Speaking at the meeting in Vladivostok, Mr Putin mandated the deputy prime minister Yuri Trutnev and transport minister Maxim Sokolov to provide the Dubai-based port operator with investment facilities and remove any hurdles to its potential business operations in region.

In July the Russian parliament passed a legal framework giving 15 cities near Vladivostok’s capital Primorsky “free port” status.

The move, which offers tax and customs advantages, is aimed at encouraging overseas investment that will enable Vladivostok to compete more effectively with the likes of Hong Kong – a long-established free port – and Busan in South Korea.

Speaking three years after the Dubai-based port operator pulled out of its operations in the port of Vostochny, the largest container terminal in Russia's far east, Mr bin Sulayem said that DP World was ready to contribute to the new venture.
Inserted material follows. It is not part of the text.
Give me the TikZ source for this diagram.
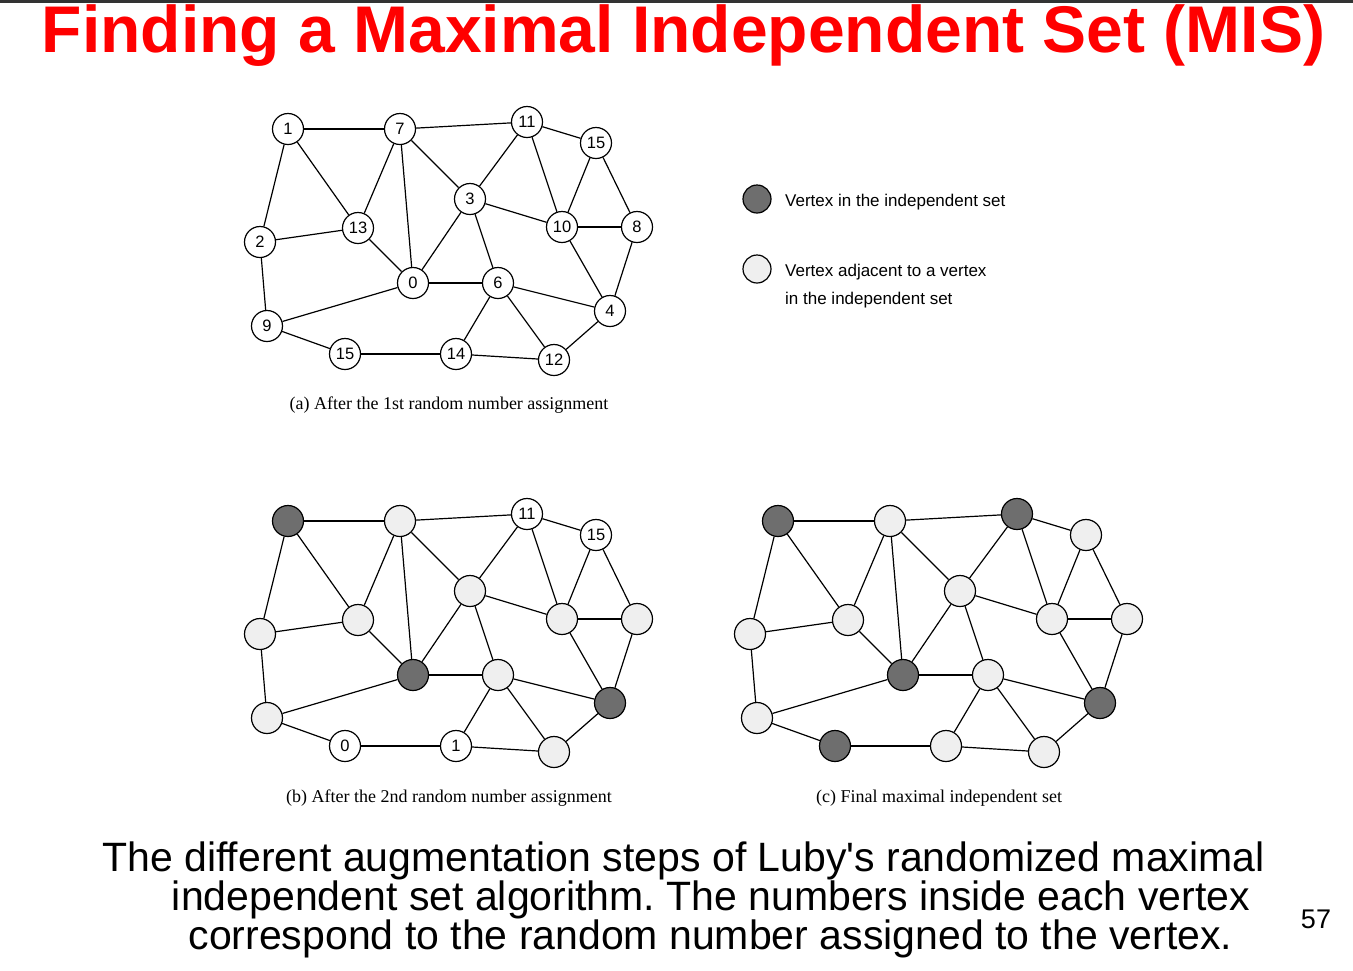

“DP World has got the expertise and resources, which position us to be a key player in the execution of Russia’s development plans, particularly for its eastern region’s port and free zone industry,” he said.

In October 2012 DP World sold a quarter stake in the Vostochnaya Stevedoring Company to the Russian-based majority owner Global Ports Investment for US$230 million.

DP World’s planned move into Russia would be the latest in a series of global expansions.

The company currently operates 65 ports worldwide including the London Gateway in the UK and Jebel Ali in Dubai.

Last week the company, together with joint-venture partners, officially opened the Rotterdam World Gateway terminal.

It is also looking to expand in Senegal in Africa and in Latin America.

DP World has been in talks with the Iranian authorities regarding plans to expand across the region once sanctions are lifted. Iran’s ports on the Caspian Sea and Arabian Gulf make a natural link to DP World’s ports in the region.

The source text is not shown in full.